As published on icij.org, Monday December 16, 2019.
Federal prosecutors should not describe offshore entities as “shell” companies or call Panama or the British Virgin Islands “tax havens” in the upcoming Panama Papers criminal trial in New York, according to defense attorneys.
Motions filed in New York’s Southern District court last week by lawyers for Joachim von der Goltz, a former U.S. taxpayer, and Richard Gaffey, a Massachusetts accountant, seek to blast a hole in the United States government’s allegations of tax evasion, wire fraud and money laundering.
Prosecutors allege that von der Goltz evaded U.S. taxes through offshore companies with the help of Gaffey and employees of Panama law firm Mossack Fonseca. Documents leaked from the law firm form the basis of the International Consortium of Investigative Journalists’ 2016 Panama Papers investigation.

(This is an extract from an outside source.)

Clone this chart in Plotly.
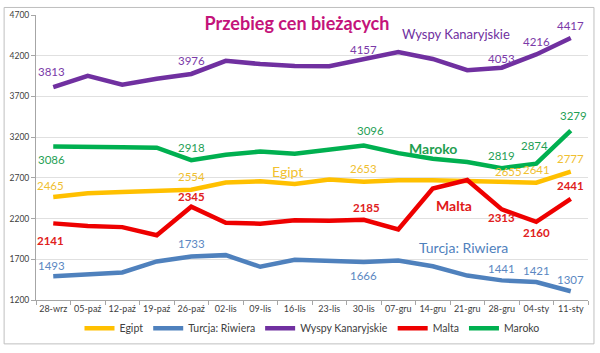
import plotly.graph_objects as go

categories = ["28-wrz", "05-paź", "12-paź", "19-paź", "26-paź", "02-lis", "09-lis", "16-lis",
              "23-lis", "30-lis", "07-gru", "14-gru", "21-gru", "28-gru", "04-sty", "11-sty"]

egipt = [2465, 2510, 2525, 2540, 2554, 2643, 2658, 2625, 2680, 2653, 2670, 2670, 2662, 2655, 2641, 2777]
turcja = [1493, 1520, 1539, 1674, 1733, 1751, 1608, 1693, 1684, 1666, 1684, 1615, 1500, 1441, 1421, 1307]
wyspy = [3813, 3952, 3844, 3918, 3976, 4137, 4098, 4075, 4071, 4157, 4245, 4160, 4022, 4053, 4216, 4417]
malta = [2141, 2110, 2095, 1995, 2345, 2149, 2137, 2180, 2173, 2185, 2066, 2570, 2674, 2313, 2160, 2441]
maroko = [3086, 3075, 3075, 3070, 2918, 2984, 3023, 2996, 3042, 3096, 3004, 2935, 2895, 2819, 2874, 3279]

series = [
    ("Egipt", egipt, "#FFC000", "#F0C030", False),
    ("Turcja: Riwiera", turcja, "#4F81BD", "#5B87C2", False),
    ("Wyspy Kanaryjskie", wyspy, "#7030A0", "#7A3AA8", False),
    ("Malta", malta, "#EE0000", "#E02020", True),
    ("Maroko", maroko, "#00B050", "#1FA055", False),
]

# labelled points: (series index, category index, yshift, xshift)
labelled = [
    (2, 0, 16, -2), (2, 4, 13, 0), (2, 9, 10, 0), (2, 13, 9, 0), (2, 14, 13, 0), (2, 15, 13, 0),
    (4, 0, -13, -2), (4, 4, 13, 0), (4, 9, 15, 7), (4, 13, 13, 0), (4, 14, 18, -2), (4, 15, 15, 3),
    (0, 0, 11, -3), (0, 4, 13, 0), (0, 9, 13, 0), (0, 13, 10, 7), (0, 14, 13, 0), (0, 15, 13, 0),
    (3, 0, -17, -3), (3, 4, 10, 0), (3, 9, 12, 3), (3, 13, -8, 0), (3, 14, -11, 0), (3, 15, 13, 0),
    (1, 0, 11, -2), (1, 4, 13, 0), (1, 9, -13, 0), (1, 13, 12, 0), (1, 14, 12, 0), (1, 15, 12, 0),
]

fig = go.Figure()
for name, vals, col, _, _ in series:
    fig.add_trace(go.Scatter(x=categories, y=vals, name=name, mode="lines",
                             line=dict(color=col, width=4.5)))

annotations = []
for si, ci, ys, xs in labelled:
    name, vals, col, tcol, bold = series[si]
    txt = f"<b>{vals[ci]}</b>" if bold else str(vals[ci])
    annotations.append(dict(x=categories[ci], y=vals[ci], xref="x", yref="y",
                            text=txt, showarrow=False, yshift=ys, xshift=xs,
                            font=dict(family="Lato", size=11.5, color=tcol)))

# series name labels (paper coords)
names = [
    ("Wyspy Kanaryjskie", 0.760, 0.934, "#7030A0", 13, False),
    ("Maroko", 0.720, 0.532, "#1F9E4F", 14, True),
    ("Egipt", 0.455, 0.450, "#F2C12E", 14, False),
    ("Malta", 0.758, 0.330, "#E01818", 14, True),
    ("Turcja: Riwiera", 0.774, 0.185, "#4F81BD", 14, False),
]
for t, x, y, c, s, b in names:
    annotations.append(dict(x=x, y=y, xref="paper", yref="paper", text=f"<b>{t}</b>" if b else t,
                            showarrow=False, font=dict(family="Lato", size=s, color=c),
                            xanchor="center", yanchor="middle"))

fig.update_layout(
    width=600, height=353,
    margin=dict(l=34, r=12, t=10, b=40),
    paper_bgcolor="white", plot_bgcolor="white",
    title=dict(text="<b>Przebieg cen bieżących</b>", x=0.495, y=0.932, xanchor="center", yanchor="middle",
               font=dict(family="Lato", size=18, color="#C4137A")),
    annotations=annotations,
    showlegend=True,
    legend=dict(orientation="h", x=0.5, xanchor="center", y=-0.099, yanchor="middle",
                font=dict(family="Lato", size=10.5, color="#404040"), itemwidth=30,
                bgcolor="rgba(0,0,0,0)", tracegroupgap=0),
    xaxis=dict(type="category", range=[-0.5, 15.5], showgrid=False, showline=True,
               linecolor="#A6A6A6", linewidth=1, ticks="outside", tickson="boundaries",
               ticklen=4, tickcolor="#A6A6A6", tickangle=0,
               tickfont=dict(family="Lato", size=9, color="#404040")),
    yaxis=dict(range=[1200, 4700], dtick=500, tick0=1200, showgrid=True, gridcolor="#E0E0E0",
               showline=True, linecolor="#A6A6A6", linewidth=1, ticks="outside", ticklen=4,
               tickcolor="#A6A6A6", zeroline=False,
               tickfont=dict(family="Lato", size=8.5, color="#404040")),
    shapes=[dict(type="rect", xref="paper", yref="paper",
                 x0=(2 - 34) / 554, x1=(594 - 34) / 554,
                 y0=(313.3 - 360) / 303.3, y1=(313.3 - 2) / 303.3,
                 line=dict(color="#BFBFBF", width=1), fillcolor="rgba(0,0,0,0)", layer="below")],
)

fig.write_html("out.html")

Von der Goltz and Gaffey allegedly hid the former’s ownership of shell companies and millions of dollars in assets by falsely claiming that von der Goltz’s Guatemalan mother was the owner, according to prosecutors.

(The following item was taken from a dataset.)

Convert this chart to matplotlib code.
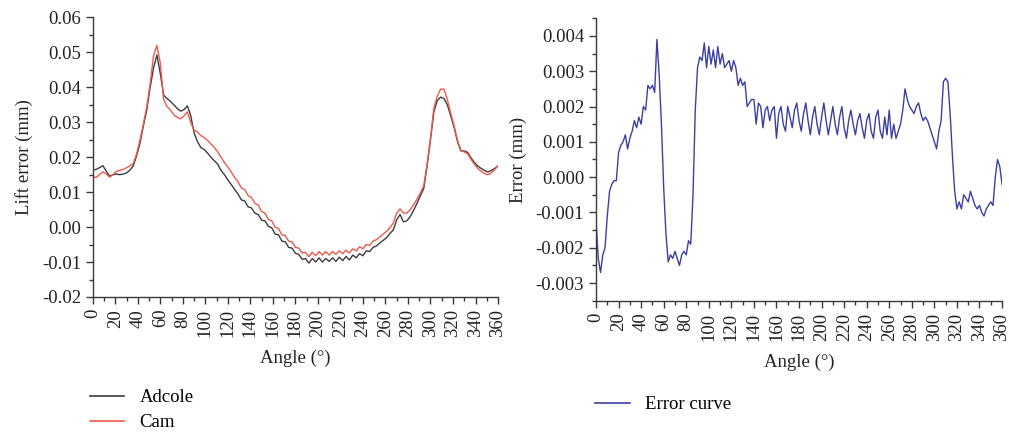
import matplotlib
matplotlib.use("Agg")
import matplotlib.pyplot as plt
from matplotlib.ticker import MultipleLocator, FormatStrFormatter
from matplotlib.lines import Line2D

plt.rcParams['font.family'] = ['Liberation Serif', 'DejaVu Serif']
plt.rcParams['axes.unicode_minus'] = True

# ---------------- data: left panel (lift error) ----------------
lift_angles = list(range(0, 361, 3))
adcole = [
    0.0164, 0.0165, 0.0170, 0.0176, 0.0160, 0.0146, 0.0150, 0.0152, 0.0150, 0.0152,
    0.0155, 0.0163, 0.0175, 0.0205, 0.0240, 0.0290, 0.0335, 0.0400, 0.0455, 0.0493,
    0.0440, 0.0378, 0.0368, 0.0360, 0.0350, 0.0340, 0.0332, 0.0336, 0.0347, 0.0320,
    0.0270, 0.0245, 0.0228, 0.0222, 0.0212, 0.0200, 0.0190, 0.0180, 0.0162, 0.0150,
    0.0135, 0.0122, 0.0108, 0.0095, 0.0078, 0.0075, 0.0058, 0.0055, 0.0040, 0.0036,
    0.0020, 0.0018, 0.0002, -0.0002, -0.0020, -0.0022, -0.0040, -0.0042, -0.0058, -0.0060,
    -0.0075, -0.0078, -0.0092, -0.0090, -0.0103, -0.0090, -0.0100, -0.0088, -0.0100, -0.0090,
    -0.0098, -0.0088, -0.0098, -0.0086, -0.0096, -0.0084, -0.0094, -0.0080, -0.0088, -0.0076,
    -0.0082, -0.0068, -0.0070, -0.0058, -0.0054, -0.0045, -0.0038, -0.0030, -0.0018, -0.0008,
    0.0021, 0.0036, 0.0015, 0.0018, 0.0030, 0.0048, 0.0068, 0.0090, 0.0110, 0.0175,
    0.0250, 0.0330, 0.0362, 0.0372, 0.0368, 0.0350, 0.0318, 0.0285, 0.0245, 0.0218,
    0.0218, 0.0214, 0.0198, 0.0185, 0.0175, 0.0168, 0.0162, 0.0158, 0.0162, 0.0168,
    0.0175,
]
cam = [
    0.0145, 0.0142, 0.0150, 0.0158, 0.0152, 0.0143, 0.0150, 0.0160, 0.0162, 0.0165,
    0.0170, 0.0175, 0.0182, 0.0210, 0.0250, 0.0295, 0.0345, 0.0410, 0.0490, 0.0520,
    0.0470, 0.0365, 0.0345, 0.0335, 0.0322, 0.0314, 0.0310, 0.0318, 0.0330, 0.0300,
    0.0278, 0.0272, 0.0262, 0.0256, 0.0248, 0.0238, 0.0228, 0.0215, 0.0200, 0.0185,
    0.0172, 0.0158, 0.0142, 0.0130, 0.0112, 0.0108, 0.0090, 0.0085, 0.0068, 0.0063,
    0.0045, 0.0040, 0.0022, 0.0018, 0.0000, -0.0004, -0.0022, -0.0024, -0.0040, -0.0042,
    -0.0058, -0.0060, -0.0074, -0.0072, -0.0085, -0.0072, -0.0082, -0.0070, -0.0080, -0.0070,
    -0.0080, -0.0070, -0.0078, -0.0068, -0.0076, -0.0066, -0.0074, -0.0062, -0.0068, -0.0056,
    -0.0062, -0.0050, -0.0052, -0.0040, -0.0036, -0.0028, -0.0020, -0.0012, -0.0002, 0.0012,
    0.0040, 0.0052, 0.0040, 0.0040, 0.0050, 0.0064, 0.0080, 0.0098, 0.0118, 0.0180,
    0.0255, 0.0340, 0.0375, 0.0395, 0.0395, 0.0365, 0.0325, 0.0290, 0.0248, 0.0220,
    0.0215, 0.0210, 0.0194, 0.0180, 0.0168, 0.0160, 0.0153, 0.0150, 0.0155, 0.0165,
    0.0175,
]

# ---------------- data: right panel (error curve) ----------------
err_angles = list(range(0, 361, 2))
error_curve = [
    -0.00125, -0.0023, -0.0027, -0.0022, -0.0020, -0.0011, -0.0004, -0.0002, -0.0001, -0.0001,
    0.0007, 0.0009, 0.0010, 0.0012, 0.0008, 0.0011, 0.0013, 0.0016, 0.0014, 0.0017,
    0.0015, 0.0020, 0.0019, 0.0026, 0.0025, 0.0026, 0.0024, 0.0039, 0.0029, 0.0015,
    -0.0003, -0.0016, -0.0024, -0.0022, -0.0023, -0.0021, -0.0023, -0.0025, -0.0022, -0.0021,
    -0.0022, -0.0018, -0.0019, -0.0005, 0.0019, 0.0031, 0.0034, 0.0033, 0.0038, 0.0031,
    0.0037, 0.0032, 0.0036, 0.0031, 0.0037, 0.0032, 0.0035, 0.0031, 0.0032, 0.0033,
    0.0030, 0.0033, 0.0031, 0.0026, 0.0028, 0.0026, 0.0027, 0.0020, 0.0021, 0.0022,
    0.0022, 0.0015, 0.0021, 0.0020, 0.0014, 0.0019, 0.0020, 0.0016, 0.0019, 0.0020,
    0.0011, 0.0018, 0.0020, 0.0015, 0.0013, 0.0020, 0.0017, 0.0014, 0.0019, 0.0021,
    0.0016, 0.0013, 0.0018, 0.0021, 0.0016, 0.0012, 0.0017, 0.0020, 0.0015, 0.0012,
    0.0017, 0.0021, 0.0016, 0.0012, 0.0016, 0.0020, 0.0015, 0.0012, 0.0017, 0.0020,
    0.0014, 0.0011, 0.0016, 0.0019, 0.0015, 0.0012, 0.0016, 0.0018, 0.0014, 0.0011,
    0.0016, 0.0018, 0.0013, 0.0011, 0.0017, 0.0019, 0.0013, 0.0011, 0.0017, 0.0012,
    0.0019, 0.0011, 0.0015, 0.0011, 0.0013, 0.0015, 0.0019, 0.0025, 0.0022, 0.0020,
    0.0019, 0.0018, 0.0020, 0.0021, 0.0018, 0.0016, 0.0017, 0.0016, 0.0014, 0.0012,
    0.0010, 0.0008, 0.0013, 0.0016, 0.0027, 0.0028, 0.0027, 0.0018, 0.0006, -0.0004,
    -0.0009, -0.0007, -0.0009, -0.0005, -0.0006, -0.0007, -0.0004, -0.0006, -0.0008, -0.0009,
    -0.0008, -0.0010, -0.0011, -0.0009, -0.0008, -0.0007, -0.0008, 0.0000, 0.0005, 0.0003,
    -0.0002,
]

x_ticks = list(range(0, 361, 20))

C_ADCOLE = '#3c3c3c'
C_CAM = '#ee5a4a'
C_ERR = '#3b40a0'
C_AX = '#3a3a3a'
FS = 13.5

fig = plt.figure(figsize=(10.09, 4.34), dpi=100)
ax1 = fig.add_axes([0.0919, 0.3157, 0.4017, 0.644])
ax2 = fig.add_axes([0.5907, 0.307, 0.4024, 0.651])


def style(ax):
    for s in ('top', 'right'):
        ax.spines[s].set_visible(False)
    for s in ('left', 'bottom'):
        ax.spines[s].set_color(C_AX)
        ax.spines[s].set_linewidth(1.0)
    ax.tick_params(which='major', direction='out', length=5, width=1.0, color=C_AX,
                   labelsize=FS, labelcolor='#222222')
    ax.tick_params(which='minor', direction='out', length=3, width=1.0, color=C_AX)
    ax.set_xlim(0, 360)
    ax.set_xticks(x_ticks)
    ax.set_xticklabels([str(t) for t in x_ticks], rotation=90)
    ax.xaxis.set_minor_locator(MultipleLocator(10))
    ax.set_xlabel('Angle (°)', fontsize=FS, color='#222222', labelpad=9)


ax1.plot(lift_angles, adcole, color=C_ADCOLE, lw=1.0, label='Adcole')
ax1.plot(lift_angles, cam, color=C_CAM, lw=1.0, label='Cam')
style(ax1)
ax1.set_ylim(-0.02, 0.06)
ax1.yaxis.set_major_locator(MultipleLocator(0.01))
ax1.yaxis.set_minor_locator(MultipleLocator(0.005))
ax1.yaxis.set_major_formatter(FormatStrFormatter('%.2f'))
ax1.set_ylabel('Lift error (mm)', fontsize=FS, color='#222222', labelpad=6)

ax2.plot(err_angles, error_curve, color=C_ERR, lw=1.0, label='Error curve')
style(ax2)
ax2.set_ylim(-0.0035, 0.0045)
ax2.set_yticks([-0.003, -0.002, -0.001, 0.0, 0.001, 0.002, 0.003, 0.004])
ax2.yaxis.set_minor_locator(MultipleLocator(0.0005))
ax2.yaxis.set_major_formatter(FormatStrFormatter('%.3f'))
ax2.set_ylabel('Error (mm)', fontsize=FS, color='#222222', labelpad=6)

h1 = [Line2D([], [], color=C_ADCOLE, lw=1.2), Line2D([], [], color=C_CAM, lw=1.2)]
fig.legend(h1, ['Adcole', 'Cam'], loc='upper left', bbox_to_anchor=(0.089, 0.103),
           frameon=False, fontsize=FS, handlelength=1.85, handletextpad=0.8,
           labelspacing=0.42, borderaxespad=0, borderpad=0)
h2 = [Line2D([], [], color=C_ERR, lw=1.2)]
fig.legend(h2, ['Error curve'], loc='upper left', bbox_to_anchor=(0.590, 0.087),
           frameon=False, fontsize=FS, handlelength=1.85, handletextpad=0.8,
           borderaxespad=0, borderpad=0)

fig.savefig('out.png', dpi=100)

The men deny all charges. Von der Goltz managed the companies on his mother’s behalf, he claims.
Last week, attorneys asked Judge Richard M. Berman to exclude portions of the government’s evidence as prejudicial to a fair trial by jury. Judge Berman has not yet ruled on the request.

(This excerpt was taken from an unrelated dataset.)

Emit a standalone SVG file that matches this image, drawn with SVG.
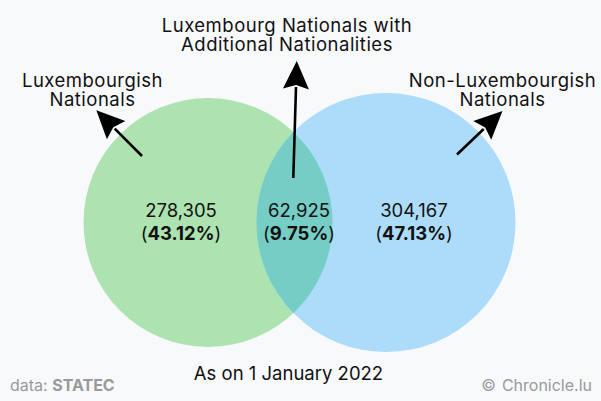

Gaffey and von der Goltz told Judge Berman that the words “shell” company and “tax haven” would inflame the passions of the jury.
“As a result of the sensational attention that the Panama Papers disclosures have drawn, including hundreds of newspaper articles, numerous books, and a motion picture with several Oscar winners in the cast and crew, the concept of ‘shell’ companies has become a four-letter word synonymous with illicit financial activity,” attorneys wrote. Attorneys cited a scene from the 2019 Netflix film The Laundromat in which Meryl Streep’s character links shell companies to the death of her husband.
Attorneys also argued that the federal government should not be allowed to claim that U.S. citizens were victims of von der Goltz’s alleged tax evasion.
“Comments about harm to United States citizens may lead the jury erroneously to assume that Mr. von der Goltz is responsible for the widespread ramifications of the alleged misdeeds revealed by the Panama Papers,” attorneys wrote.
Gaffey’s attorneys also asked Judge Berman to bar evidence of Gaffey’s exchanges with another former Mossack Fonseca client, Marianna Olszewski.
Gaffey allegedly provided advice to Olszewski, a financial advice guru, on how to evade taxes. The advice was allegedly not followed. Olszewksi has not been charged.
ICIJ previously disclosed Olszewski as one of the unnamed, uncharged co-conspirators listed by U.S. prosecutors. Prosecutors plan to use Olszewski’s testimony to affirm the authenticity of the Panama Papers documents.
Defense attorneys argued that Gaffey’s exchanges with Olszewski inaccurately portray him as “an accountant with a propensity to assist clients who cheat on their taxes.”
Defense attorneys also want Judge Berman to exclude testimony from Internal Revenue Service agents, including a computer forensics specialist, and a German police officer. Last week’s filings reveal for the first time that Germany’s federal police previously provided the U.S. with a “full copy of the Panama Papers database.”
The trial is scheduled to begin on January 13.